An MIT Alumni Association Publication
Daniel Theobald and Deborah Theobald at the Vecna Cares Robot Race

When Daniel Theobald '95, SM '98 and Deborah Noel Theobald '95 founded their company Vecna Technologies they knew that it had to somehow involve robots, technology, healthcare, and strive to take good care of the world. After 17 years, they’ve managed to achieve all of this and that commitment literally hit the road in April when they put on a 5 K and robot race to help raise money for their newest non-profit venture.

Their company, Vecna Technologies, first began in 1998 out of the couple’s home in College Park, MD. At the time, the Internet was a burgeoning technology and many of their peers were taking advantage of that. Their vision was much bigger than the get-rich-quick opportunities that many were chasing, says Deborah. “We wanted to build a platform that could really be the launching point for taking technology and doing something good.”

Vecna started off by testing the integration of services and software in the healthcare industry and has expanded to a healthcare information technology and robotics company.

Vecna's Battlefield Extraction-Assist Robot (BEAR). Photo: Vecna Technologies.

“From an early age I knew that I wanted to use technology to solve some of the toughest problems that the world is facing,” says Daniel. Vecna offers a wide range of hardware and software solutions including patient information exchange systems for hospitals, an onsite robotic healthcare information kiosk, an autonomous hospital logistics self-navigating mobile robot (QC Bot), and a military robot to be used in battlefield applications (BEAR).

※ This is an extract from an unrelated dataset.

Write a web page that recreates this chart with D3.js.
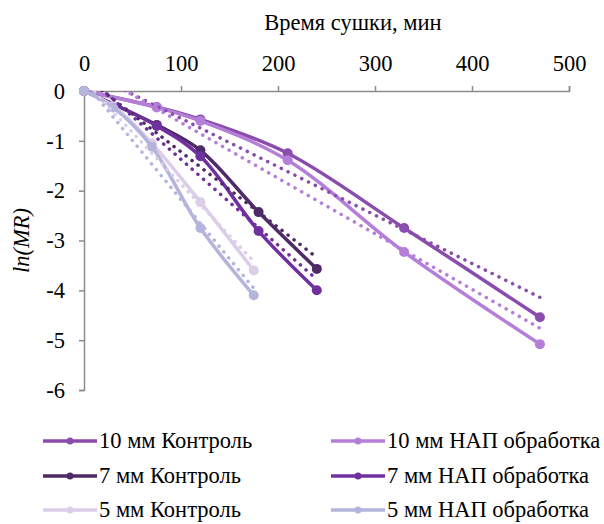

One of the first policies that Daniel and Deborah put in place when founding Vecna was to encourage all employees to give 10 percent of their paid working time to community service. They have since consolidated their efforts into established community service missions focusing on STEM education, open-source communities, and a global health initiative. Vecna Cares, which grew out of the health initiative, is now officially a non-profit organization and focuses on providing technology, training, and support to health systems in underserved areas and developing countries. Since Vecna Cares began in 2009, Deborah has led the organization in completing mission trips and implementing healthcare hardware and software solutions in Kenya, Tanzania, Nigeria, Sierra Leone, and Haiti as well as various underfunded clinics in the US.

The CliniPAK being used on a medical mission in Ghana. Photo: Vecna Cares.

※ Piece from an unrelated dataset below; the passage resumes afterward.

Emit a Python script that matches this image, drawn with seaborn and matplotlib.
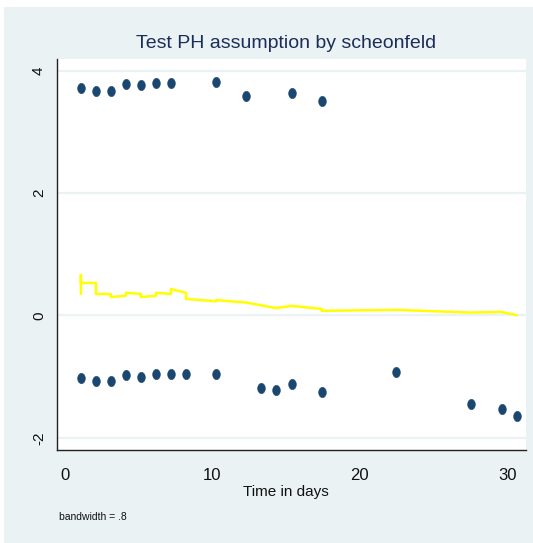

Vecna Cares offers several solutions for implementation in virtually any remote clinic, regardless of their limitations. The CliniPAK, the primary product, allows users to communicate with other clinics, input medical records, and access medical resources with no power, no connectivity, and very little computer literacy. Once these devices are in place, the benefits are limitless.

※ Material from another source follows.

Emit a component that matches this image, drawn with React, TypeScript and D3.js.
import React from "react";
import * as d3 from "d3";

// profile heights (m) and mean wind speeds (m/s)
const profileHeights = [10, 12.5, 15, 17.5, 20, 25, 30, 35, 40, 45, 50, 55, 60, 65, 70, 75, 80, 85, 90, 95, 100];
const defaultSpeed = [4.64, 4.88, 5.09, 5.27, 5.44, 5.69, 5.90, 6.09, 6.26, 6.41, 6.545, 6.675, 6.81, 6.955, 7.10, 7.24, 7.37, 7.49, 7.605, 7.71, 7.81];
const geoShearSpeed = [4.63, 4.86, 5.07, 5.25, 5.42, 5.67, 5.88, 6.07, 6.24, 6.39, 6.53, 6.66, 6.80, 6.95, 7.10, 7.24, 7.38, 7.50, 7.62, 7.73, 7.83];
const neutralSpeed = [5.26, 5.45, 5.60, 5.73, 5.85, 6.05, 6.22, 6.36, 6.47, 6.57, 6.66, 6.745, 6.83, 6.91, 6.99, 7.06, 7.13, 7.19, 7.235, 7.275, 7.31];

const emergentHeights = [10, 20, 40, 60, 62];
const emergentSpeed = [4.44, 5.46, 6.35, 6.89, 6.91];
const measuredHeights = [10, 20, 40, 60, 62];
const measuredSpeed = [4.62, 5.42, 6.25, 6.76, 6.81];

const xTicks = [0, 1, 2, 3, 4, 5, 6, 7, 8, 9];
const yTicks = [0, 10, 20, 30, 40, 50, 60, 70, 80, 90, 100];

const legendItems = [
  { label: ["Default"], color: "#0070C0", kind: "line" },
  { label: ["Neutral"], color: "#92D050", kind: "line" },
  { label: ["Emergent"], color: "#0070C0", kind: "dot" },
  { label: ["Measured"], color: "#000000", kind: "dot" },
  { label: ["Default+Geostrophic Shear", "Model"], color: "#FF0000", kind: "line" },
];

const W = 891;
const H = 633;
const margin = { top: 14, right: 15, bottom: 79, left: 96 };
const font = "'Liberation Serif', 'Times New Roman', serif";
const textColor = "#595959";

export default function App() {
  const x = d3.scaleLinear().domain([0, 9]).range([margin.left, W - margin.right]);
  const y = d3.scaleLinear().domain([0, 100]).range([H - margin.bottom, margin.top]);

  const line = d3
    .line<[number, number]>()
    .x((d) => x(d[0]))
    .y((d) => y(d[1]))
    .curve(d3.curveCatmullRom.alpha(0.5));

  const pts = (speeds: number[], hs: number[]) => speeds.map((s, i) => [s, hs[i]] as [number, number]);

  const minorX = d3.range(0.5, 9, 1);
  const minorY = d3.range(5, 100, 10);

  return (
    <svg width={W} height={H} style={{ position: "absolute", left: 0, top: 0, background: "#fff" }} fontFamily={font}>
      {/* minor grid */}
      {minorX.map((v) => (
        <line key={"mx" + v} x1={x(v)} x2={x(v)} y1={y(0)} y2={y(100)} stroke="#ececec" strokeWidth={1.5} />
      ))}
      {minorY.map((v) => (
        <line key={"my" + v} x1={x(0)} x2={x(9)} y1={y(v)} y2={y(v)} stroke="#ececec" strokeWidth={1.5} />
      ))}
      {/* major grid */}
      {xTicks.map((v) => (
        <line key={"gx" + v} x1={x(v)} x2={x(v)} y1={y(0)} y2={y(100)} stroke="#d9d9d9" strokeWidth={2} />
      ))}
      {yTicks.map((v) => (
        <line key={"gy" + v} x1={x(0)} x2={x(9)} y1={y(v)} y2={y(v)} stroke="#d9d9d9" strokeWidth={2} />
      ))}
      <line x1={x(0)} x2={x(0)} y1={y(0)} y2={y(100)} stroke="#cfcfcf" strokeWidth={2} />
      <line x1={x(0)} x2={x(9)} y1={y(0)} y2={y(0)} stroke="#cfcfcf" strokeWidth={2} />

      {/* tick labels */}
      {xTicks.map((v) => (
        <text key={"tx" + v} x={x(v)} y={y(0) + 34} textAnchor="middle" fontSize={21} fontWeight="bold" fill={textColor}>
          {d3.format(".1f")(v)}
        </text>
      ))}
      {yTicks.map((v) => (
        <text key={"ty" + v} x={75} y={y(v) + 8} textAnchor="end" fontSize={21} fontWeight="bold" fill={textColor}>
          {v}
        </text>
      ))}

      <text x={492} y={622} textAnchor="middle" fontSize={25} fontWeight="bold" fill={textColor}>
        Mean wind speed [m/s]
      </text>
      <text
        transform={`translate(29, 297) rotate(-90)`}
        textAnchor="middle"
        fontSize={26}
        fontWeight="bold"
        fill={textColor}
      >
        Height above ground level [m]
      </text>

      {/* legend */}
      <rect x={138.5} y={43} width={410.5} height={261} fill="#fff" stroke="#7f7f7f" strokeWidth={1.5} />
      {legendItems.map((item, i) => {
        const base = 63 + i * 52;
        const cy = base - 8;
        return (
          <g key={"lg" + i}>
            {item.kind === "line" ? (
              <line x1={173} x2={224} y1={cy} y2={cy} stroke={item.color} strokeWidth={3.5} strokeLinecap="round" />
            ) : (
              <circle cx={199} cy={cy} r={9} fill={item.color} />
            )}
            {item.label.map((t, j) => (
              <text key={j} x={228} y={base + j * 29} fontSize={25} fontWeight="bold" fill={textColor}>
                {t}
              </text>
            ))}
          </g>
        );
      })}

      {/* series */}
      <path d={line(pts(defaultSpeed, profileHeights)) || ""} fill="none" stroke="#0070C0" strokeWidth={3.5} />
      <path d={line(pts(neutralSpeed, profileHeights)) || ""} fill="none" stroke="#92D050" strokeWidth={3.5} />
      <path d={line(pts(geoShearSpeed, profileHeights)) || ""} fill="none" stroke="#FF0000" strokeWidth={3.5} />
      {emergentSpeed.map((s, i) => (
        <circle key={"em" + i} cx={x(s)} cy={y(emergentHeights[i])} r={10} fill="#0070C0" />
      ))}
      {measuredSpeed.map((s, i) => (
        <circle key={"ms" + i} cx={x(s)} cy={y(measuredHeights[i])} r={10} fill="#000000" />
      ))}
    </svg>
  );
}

“In Nigeria, the CliniPAK was used for maternal and child health,” says Deborah, “but when the Ebola crisis came, we were able to quickly push information to caregivers about what Ebola was, provide some training, and survey the clinic to report on their interactions with the virus.”

The MIT Robotics Team after completing the Robot Race

This April, Vecna Cares took the intersection of health and technology one step further with their first annual robot race, which included a human 5K and robot 100-meter dash course. With more than 200 runners and 25 robots, the event was a huge success. The race included community training sessions leading up to the event, which gave teams the opportunity to tweak their robots with the help of Vecna engineers, fostered robotics interest, and engaged the community. All proceeds from the race will fund the newest model of the CliniPAK—a total redesign that will cut the cost and size in half, making it much easier to ship and disseminate to those in need.

Zac Dydek SM ’07, PhD ’10, who acted as the robot safety commissioner on race day, is the director of autonomous systems at Vecna and spends his days perfecting the software that “makes the robots smart.” Dydek explains that the race, like everything else at Vecna, is part of the mission to integrate robotics and technology into our lives in meaningful and impactful ways. “The direction that we’re going in with robotics is something that’s going to make the world better for everyone,” says Dydek.


Alan Friot

Tue, 05/05/2015 9:37am

What you are doing is great thing for all of mankind! Which is what science is all about. I wish you the best of everything as you continue down this exciting pathway of life.